··· Given material ···
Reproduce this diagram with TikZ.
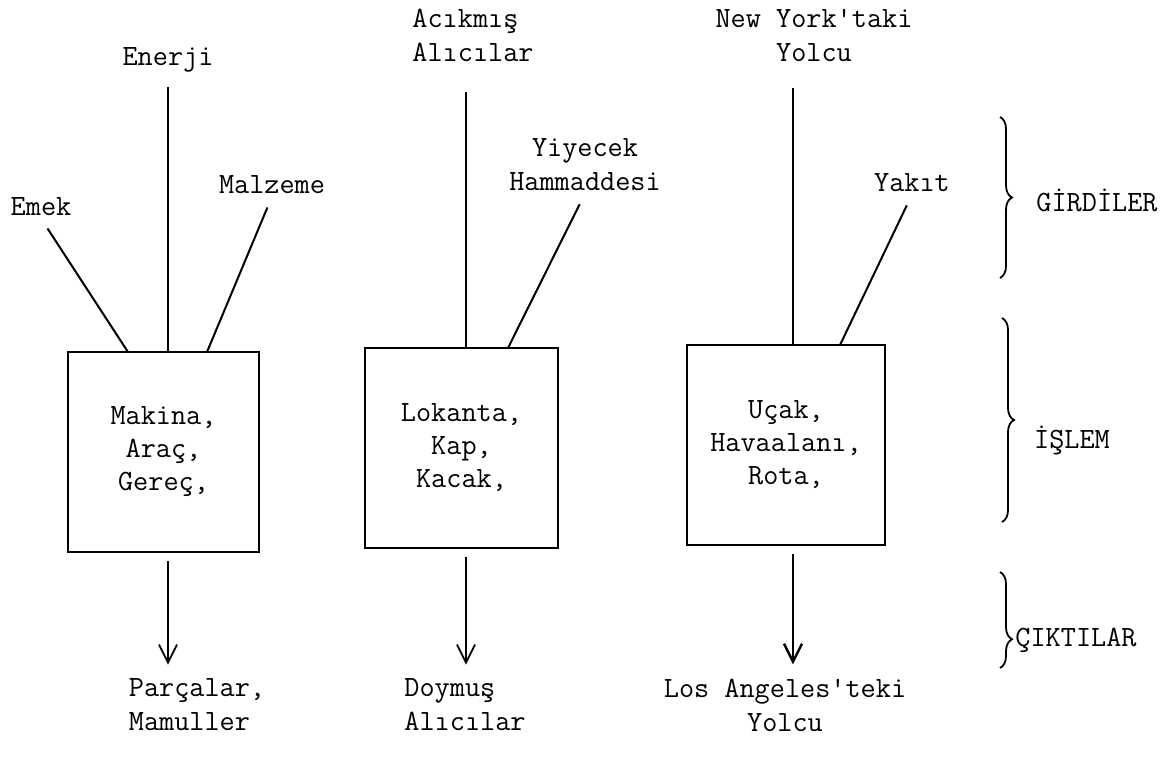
\documentclass[tikz,border=0pt]{standalone}
\usepackage{fontspec}
\usetikzlibrary{arrows.meta,decorations.pathreplacing}
\tikzset{
    word/.style = {
        font=\ttfamily\fontsize{14.7}{17}\selectfont,
        inner sep=1pt,
        },
    unit/.style = {
        draw,
        line width=1pt,
        font=\ttfamily\fontsize{14.7}{16.5}\selectfont,
        align=center,
        },
    feed/.style = {
        line width=1pt,
        shorten <=6pt,
        },
    yield/.style = {
        line width=0.9pt,
        -{Straight Barb[length=9pt,width=9pt]},
        shorten <=4pt,
        shorten >=6pt,
        },
    bracket/.style = {
        line width=0.9pt,
        decorate,
        decoration={brace,amplitude=6pt},
        }
}
\begin{document}
\begin{tikzpicture}[x=0.5pt,y=-0.5pt]
            \useasboundingbox (0,0) rectangle (1176,777);

            % processing boxes
            \node[unit, minimum width=95.5pt, minimum height=100pt] (makina) at (163.5,452) {Makina,\\Araç,\\Gereç,};
            \node[unit, minimum width=96.5pt, minimum height=100pt] (lokanta) at (461.5,448) {Lokanta,\\Kap,\\Kacak,};
            \node[unit, minimum width=99pt, minimum height=100pt] (ucak) at (786,445) {Uçak,\\Havaalanı,\\Rota,};

            % inputs
            \node[word] (enerji) at (168,60) {Enerji};
            \node[word] (emek) at (41,207) {Emek};
            \node[word] (malzeme) at (272,185) {Malzeme};
            \node[word, align=left] (acikmis) at (473,35) {Acıkmış\\Alıcılar};
            \node[word, align=center] (yiyecek) at (585,165) {Yiyecek\\Hammaddesi};
            \node[word, align=center] (newyork) at (814,35) {New York'taki\\Yolcu};
            \node[word] (yakit) at (912,183) {Yakıt};

            % outputs
            \node[word, align=left] (parca) at (197,705) {Parçalar,\\Mamuller};
            \node[word, align=left] (doymus) at (465,705) {Doymuş\\Alıcılar};
            \node[word, align=center] (losangeles) at (785,705) {Los Angeles'teki\\Yolcu};

            % groups
            \node[word] (girdi) at (1097,200) {GİRDİLER};
            \node[word] (islem) at (1072,440) {İŞLEM};
            \node[word] (cikti) at (1076,640) {ÇIKTILAR};

            \coordinate (emekin) at (128,352);
            \coordinate (malzin) at (207,352);
            \coordinate (yiyin) at (508,348);
            \coordinate (yakin) at (840,345);
            \coordinate (enerjix) at (168,0);
            \coordinate (acikx) at (466,0);
            \coordinate (nyx) at (793,0);

            \draw[feed] (enerjix |- enerji.south) -- (enerjix |- makina.north);
            \draw[feed] (emek.south) -- (emekin);
            \draw[feed] (malzeme.south) -- (malzin);
            \draw[feed, shorten <=14pt] (acikx |- acikmis.south) -- (acikx |- lokanta.north);
            \draw[feed] (yiyecek.south) -- (yiyin);
            \draw[feed, shorten <=12pt] (nyx |- newyork.south) -- (nyx |- ucak.north);
            \draw[feed] (yakit.south) -- (yakin);

            \draw[yield] (enerjix |- makina.south) -- (enerjix |- parca.north);
            \draw[yield] (acikx |- lokanta.south) -- (acikx |- doymus.north);
            \draw[yield, line width=1.2pt] (nyx |- ucak.south) -- (nyx |- losangeles.north);

            \draw[bracket] (1000,117) -- (1000,278);
            \draw[bracket] (1002,318) -- (1002,522);
            \draw[bracket, decoration={aspect=0.7}] (1000,572) -- (1000,668);
        \end{tikzpicture}
\end{document}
···
Goal of the exercise> Leave the pictures out and please restate exactly the lines running from the start of the material through the one with "(yakit) at (912,183)".

Expected answer>
Reproduce this diagram with TikZ.
\documentclass[tikz,border=0pt]{standalone}
\usepackage{fontspec}
\usetikzlibrary{arrows.meta,decorations.pathreplacing}
\tikzset{
    word/.style = {
        font=\ttfamily\fontsize{14.7}{17}\selectfont,
        inner sep=1pt,
        },
    unit/.style = {
        draw,
        line width=1pt,
        font=\ttfamily\fontsize{14.7}{16.5}\selectfont,
        align=center,
        },
    feed/.style = {
        line width=1pt,
        shorten <=6pt,
        },
    yield/.style = {
        line width=0.9pt,
        -{Straight Barb[length=9pt,width=9pt]},
        shorten <=4pt,
        shorten >=6pt,
        },
    bracket/.style = {
        line width=0.9pt,
        decorate,
        decoration={brace,amplitude=6pt},
        }
}
\begin{document}
\begin{tikzpicture}[x=0.5pt,y=-0.5pt]
            \useasboundingbox (0,0) rectangle (1176,777);

            % processing boxes
            \node[unit, minimum width=95.5pt, minimum height=100pt] (makina) at (163.5,452) {Makina,\\Araç,\\Gereç,};
            \node[unit, minimum width=96.5pt, minimum height=100pt] (lokanta) at (461.5,448) {Lokanta,\\Kap,\\Kacak,};
            \node[unit, minimum width=99pt, minimum height=100pt] (ucak) at (786,445) {Uçak,\\Havaalanı,\\Rota,};

            % inputs
            \node[word] (enerji) at (168,60) {Enerji};
            \node[word] (emek) at (41,207) {Emek};
            \node[word] (malzeme) at (272,185) {Malzeme};
            \node[word, align=left] (acikmis) at (473,35) {Acıkmış\\Alıcılar};
            \node[word, align=center] (yiyecek) at (585,165) {Yiyecek\\Hammaddesi};
            \node[word, align=center] (newyork) at (814,35) {New York'taki\\Yolcu};
            \node[word] (yakit) at (912,183) {Yakıt};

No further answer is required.